WHAT TO DO.
Can you transcribe every entry word for word, skipping the images?

[Figure scripts]
************

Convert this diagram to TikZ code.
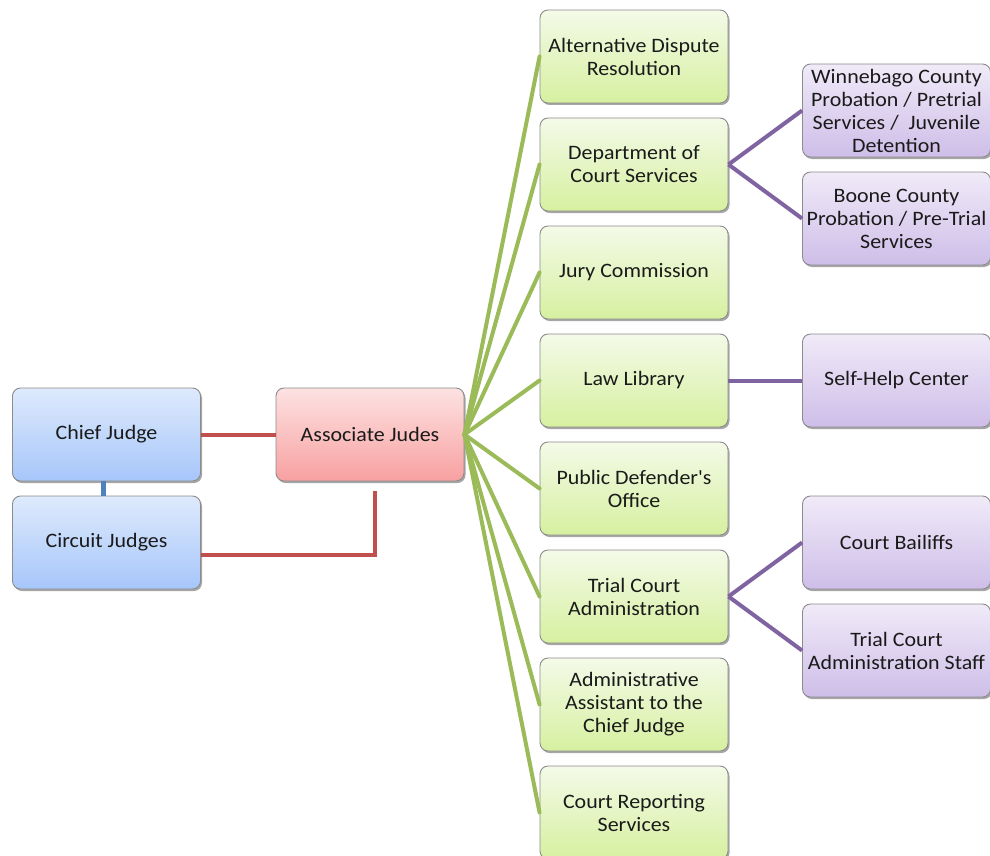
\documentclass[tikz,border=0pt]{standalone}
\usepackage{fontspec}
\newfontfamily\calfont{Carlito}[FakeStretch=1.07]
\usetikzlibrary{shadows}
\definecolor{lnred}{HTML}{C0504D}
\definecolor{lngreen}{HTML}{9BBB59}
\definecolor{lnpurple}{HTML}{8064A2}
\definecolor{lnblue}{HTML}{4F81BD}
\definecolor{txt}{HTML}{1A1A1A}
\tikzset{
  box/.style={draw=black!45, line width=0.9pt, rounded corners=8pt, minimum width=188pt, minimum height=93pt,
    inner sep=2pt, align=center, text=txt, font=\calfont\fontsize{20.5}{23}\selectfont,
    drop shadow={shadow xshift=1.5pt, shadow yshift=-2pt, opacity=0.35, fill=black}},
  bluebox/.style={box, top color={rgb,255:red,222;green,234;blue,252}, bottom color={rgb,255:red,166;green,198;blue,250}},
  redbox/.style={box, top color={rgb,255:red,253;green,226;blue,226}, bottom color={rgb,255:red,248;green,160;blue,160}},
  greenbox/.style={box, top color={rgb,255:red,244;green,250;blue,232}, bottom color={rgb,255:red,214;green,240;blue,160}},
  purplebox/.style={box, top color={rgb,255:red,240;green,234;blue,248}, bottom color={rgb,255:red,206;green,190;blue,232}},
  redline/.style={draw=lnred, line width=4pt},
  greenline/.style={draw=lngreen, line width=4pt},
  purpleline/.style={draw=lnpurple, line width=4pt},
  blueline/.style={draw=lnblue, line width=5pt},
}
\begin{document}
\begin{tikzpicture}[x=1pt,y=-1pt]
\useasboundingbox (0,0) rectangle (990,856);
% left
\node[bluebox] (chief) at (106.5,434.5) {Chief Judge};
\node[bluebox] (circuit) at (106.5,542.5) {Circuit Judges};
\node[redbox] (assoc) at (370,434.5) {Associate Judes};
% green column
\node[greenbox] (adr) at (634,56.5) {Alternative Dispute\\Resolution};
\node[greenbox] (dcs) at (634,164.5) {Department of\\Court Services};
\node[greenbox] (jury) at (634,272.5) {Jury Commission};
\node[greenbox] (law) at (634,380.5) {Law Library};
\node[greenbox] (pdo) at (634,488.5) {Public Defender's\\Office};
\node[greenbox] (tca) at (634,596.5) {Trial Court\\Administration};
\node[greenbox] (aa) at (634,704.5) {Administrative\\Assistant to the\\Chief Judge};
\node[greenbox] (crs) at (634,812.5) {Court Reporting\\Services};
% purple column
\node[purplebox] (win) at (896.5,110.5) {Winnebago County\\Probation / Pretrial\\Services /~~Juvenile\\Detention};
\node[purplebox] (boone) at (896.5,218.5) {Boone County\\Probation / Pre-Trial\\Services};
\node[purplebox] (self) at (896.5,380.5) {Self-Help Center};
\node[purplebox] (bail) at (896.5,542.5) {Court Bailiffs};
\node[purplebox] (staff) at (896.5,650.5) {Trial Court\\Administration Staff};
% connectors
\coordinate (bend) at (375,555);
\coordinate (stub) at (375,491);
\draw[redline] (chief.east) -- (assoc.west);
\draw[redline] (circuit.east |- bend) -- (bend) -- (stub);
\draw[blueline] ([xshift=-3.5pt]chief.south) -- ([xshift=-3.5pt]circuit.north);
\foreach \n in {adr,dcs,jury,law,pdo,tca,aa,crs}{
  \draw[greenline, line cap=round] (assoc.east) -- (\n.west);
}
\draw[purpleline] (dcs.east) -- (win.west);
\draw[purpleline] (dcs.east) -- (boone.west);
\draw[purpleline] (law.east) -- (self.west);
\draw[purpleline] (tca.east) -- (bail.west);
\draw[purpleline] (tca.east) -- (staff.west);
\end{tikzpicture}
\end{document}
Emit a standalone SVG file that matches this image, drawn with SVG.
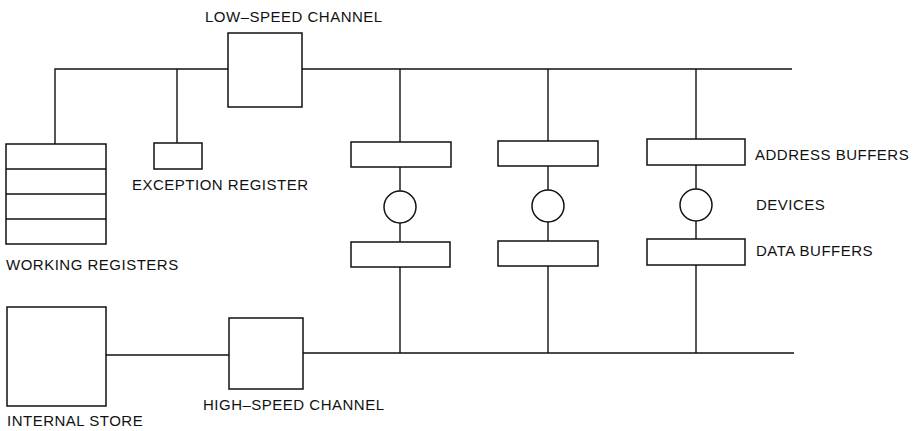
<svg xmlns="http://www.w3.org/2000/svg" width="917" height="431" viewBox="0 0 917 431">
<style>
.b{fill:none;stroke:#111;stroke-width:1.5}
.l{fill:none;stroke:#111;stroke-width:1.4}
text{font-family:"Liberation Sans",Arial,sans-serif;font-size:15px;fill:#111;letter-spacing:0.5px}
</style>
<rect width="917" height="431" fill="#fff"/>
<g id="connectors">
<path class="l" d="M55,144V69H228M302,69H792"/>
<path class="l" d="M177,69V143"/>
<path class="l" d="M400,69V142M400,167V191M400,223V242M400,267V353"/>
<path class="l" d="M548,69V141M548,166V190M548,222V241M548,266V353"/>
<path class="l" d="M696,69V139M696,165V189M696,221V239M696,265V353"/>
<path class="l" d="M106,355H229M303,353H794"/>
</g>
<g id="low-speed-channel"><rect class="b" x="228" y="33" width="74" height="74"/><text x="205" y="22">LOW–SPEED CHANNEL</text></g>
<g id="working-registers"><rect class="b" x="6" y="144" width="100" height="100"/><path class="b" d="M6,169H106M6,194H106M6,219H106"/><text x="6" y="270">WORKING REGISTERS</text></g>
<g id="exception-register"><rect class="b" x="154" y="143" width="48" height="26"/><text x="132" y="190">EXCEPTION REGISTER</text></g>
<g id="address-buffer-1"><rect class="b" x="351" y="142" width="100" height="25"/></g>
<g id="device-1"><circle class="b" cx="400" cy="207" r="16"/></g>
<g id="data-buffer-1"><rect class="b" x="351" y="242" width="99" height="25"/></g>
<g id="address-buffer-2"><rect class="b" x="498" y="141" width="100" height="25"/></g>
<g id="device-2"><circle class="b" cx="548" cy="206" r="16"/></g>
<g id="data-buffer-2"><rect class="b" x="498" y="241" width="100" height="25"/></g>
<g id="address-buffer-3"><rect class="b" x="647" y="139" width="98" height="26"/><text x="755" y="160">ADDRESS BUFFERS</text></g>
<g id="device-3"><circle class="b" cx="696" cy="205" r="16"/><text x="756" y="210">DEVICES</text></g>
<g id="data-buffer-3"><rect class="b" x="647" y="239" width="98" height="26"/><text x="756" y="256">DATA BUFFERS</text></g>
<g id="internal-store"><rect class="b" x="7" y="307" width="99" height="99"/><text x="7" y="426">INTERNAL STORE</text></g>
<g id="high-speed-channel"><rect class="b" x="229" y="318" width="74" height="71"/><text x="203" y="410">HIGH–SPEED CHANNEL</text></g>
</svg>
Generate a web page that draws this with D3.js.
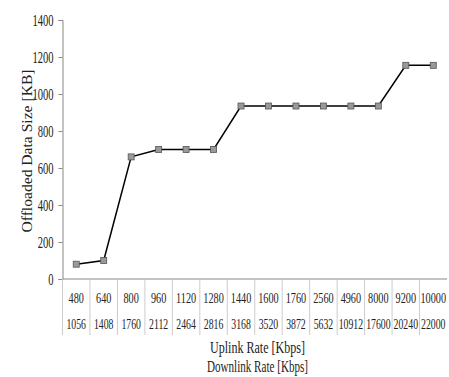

************

CORRECT RESULT.
Convert this diagram to TikZ code.
\documentclass[tikz,border=0pt]{standalone}
\usepackage{fontspec}
\newfontfamily\calfont{Carlito}[FakeStretch=1.07]
\usetikzlibrary{shadows}
\definecolor{lnred}{HTML}{C0504D}
\definecolor{lngreen}{HTML}{9BBB59}
\definecolor{lnpurple}{HTML}{8064A2}
\definecolor{lnblue}{HTML}{4F81BD}
\definecolor{txt}{HTML}{1A1A1A}
\tikzset{
  box/.style={draw=black!45, line width=0.9pt, rounded corners=8pt, minimum width=188pt, minimum height=93pt,
    inner sep=2pt, align=center, text=txt, font=\calfont\fontsize{20.5}{23}\selectfont,
    drop shadow={shadow xshift=1.5pt, shadow yshift=-2pt, opacity=0.35, fill=black}},
  bluebox/.style={box, top color={rgb,255:red,222;green,234;blue,252}, bottom color={rgb,255:red,166;green,198;blue,250}},
  redbox/.style={box, top color={rgb,255:red,253;green,226;blue,226}, bottom color={rgb,255:red,248;green,160;blue,160}},
  greenbox/.style={box, top color={rgb,255:red,244;green,250;blue,232}, bottom color={rgb,255:red,214;green,240;blue,160}},
  purplebox/.style={box, top color={rgb,255:red,240;green,234;blue,248}, bottom color={rgb,255:red,206;green,190;blue,232}},
  redline/.style={draw=lnred, line width=4pt},
  greenline/.style={draw=lngreen, line width=4pt},
  purpleline/.style={draw=lnpurple, line width=4pt},
  blueline/.style={draw=lnblue, line width=5pt},
}
\begin{document}
\begin{tikzpicture}[x=1pt,y=-1pt]
\useasboundingbox (0,0) rectangle (990,856);
% left
\node[bluebox] (chief) at (106.5,434.5) {Chief Judge};
\node[bluebox] (circuit) at (106.5,542.5) {Circuit Judges};
\node[redbox] (assoc) at (370,434.5) {Associate Judes};
% green column
\node[greenbox] (adr) at (634,56.5) {Alternative Dispute\\Resolution};
\node[greenbox] (dcs) at (634,164.5) {Department of\\Court Services};
\node[greenbox] (jury) at (634,272.5) {Jury Commission};
\node[greenbox] (law) at (634,380.5) {Law Library};
\node[greenbox] (pdo) at (634,488.5) {Public Defender's\\Office};
\node[greenbox] (tca) at (634,596.5) {Trial Court\\Administration};
\node[greenbox] (aa) at (634,704.5) {Administrative\\Assistant to the\\Chief Judge};
\node[greenbox] (crs) at (634,812.5) {Court Reporting\\Services};
% purple column
\node[purplebox] (win) at (896.5,110.5) {Winnebago County\\Probation / Pretrial\\Services /~~Juvenile\\Detention};
\node[purplebox] (boone) at (896.5,218.5) {Boone County\\Probation / Pre-Trial\\Services};
\node[purplebox] (self) at (896.5,380.5) {Self-Help Center};
\node[purplebox] (bail) at (896.5,542.5) {Court Bailiffs};
\node[purplebox] (staff) at (896.5,650.5) {Trial Court\\Administration Staff};
% connectors
\coordinate (bend) at (375,555);
\coordinate (stub) at (375,491);
\draw[redline] (chief.east) -- (assoc.west);
\draw[redline] (circuit.east |- bend) -- (bend) -- (stub);
\draw[blueline] ([xshift=-3.5pt]chief.south) -- ([xshift=-3.5pt]circuit.north);
\foreach \n in {adr,dcs,jury,law,pdo,tca,aa,crs}{
  \draw[greenline, line cap=round] (assoc.east) -- (\n.west);
}
\draw[purpleline] (dcs.east) -- (win.west);
\draw[purpleline] (dcs.east) -- (boone.west);
\draw[purpleline] (law.east) -- (self.west);
\draw[purpleline] (tca.east) -- (bail.west);
\draw[purpleline] (tca.east) -- (staff.west);
\end{tikzpicture}
\end{document}
Emit a standalone SVG file that matches this image, drawn with SVG.
<svg xmlns="http://www.w3.org/2000/svg" width="917" height="431" viewBox="0 0 917 431">
<style>
.b{fill:none;stroke:#111;stroke-width:1.5}
.l{fill:none;stroke:#111;stroke-width:1.4}
text{font-family:"Liberation Sans",Arial,sans-serif;font-size:15px;fill:#111;letter-spacing:0.5px}
</style>
<rect width="917" height="431" fill="#fff"/>
<g id="connectors">
<path class="l" d="M55,144V69H228M302,69H792"/>
<path class="l" d="M177,69V143"/>
<path class="l" d="M400,69V142M400,167V191M400,223V242M400,267V353"/>
<path class="l" d="M548,69V141M548,166V190M548,222V241M548,266V353"/>
<path class="l" d="M696,69V139M696,165V189M696,221V239M696,265V353"/>
<path class="l" d="M106,355H229M303,353H794"/>
</g>
<g id="low-speed-channel"><rect class="b" x="228" y="33" width="74" height="74"/><text x="205" y="22">LOW–SPEED CHANNEL</text></g>
<g id="working-registers"><rect class="b" x="6" y="144" width="100" height="100"/><path class="b" d="M6,169H106M6,194H106M6,219H106"/><text x="6" y="270">WORKING REGISTERS</text></g>
<g id="exception-register"><rect class="b" x="154" y="143" width="48" height="26"/><text x="132" y="190">EXCEPTION REGISTER</text></g>
<g id="address-buffer-1"><rect class="b" x="351" y="142" width="100" height="25"/></g>
<g id="device-1"><circle class="b" cx="400" cy="207" r="16"/></g>
<g id="data-buffer-1"><rect class="b" x="351" y="242" width="99" height="25"/></g>
<g id="address-buffer-2"><rect class="b" x="498" y="141" width="100" height="25"/></g>
<g id="device-2"><circle class="b" cx="548" cy="206" r="16"/></g>
<g id="data-buffer-2"><rect class="b" x="498" y="241" width="100" height="25"/></g>
<g id="address-buffer-3"><rect class="b" x="647" y="139" width="98" height="26"/><text x="755" y="160">ADDRESS BUFFERS</text></g>
<g id="device-3"><circle class="b" cx="696" cy="205" r="16"/><text x="756" y="210">DEVICES</text></g>
<g id="data-buffer-3"><rect class="b" x="647" y="239" width="98" height="26"/><text x="756" y="256">DATA BUFFERS</text></g>
<g id="internal-store"><rect class="b" x="7" y="307" width="99" height="99"/><text x="7" y="426">INTERNAL STORE</text></g>
<g id="high-speed-channel"><rect class="b" x="229" y="318" width="74" height="71"/><text x="203" y="410">HIGH–SPEED CHANNEL</text></g>
</svg>
Generate a web page that draws this with D3.js.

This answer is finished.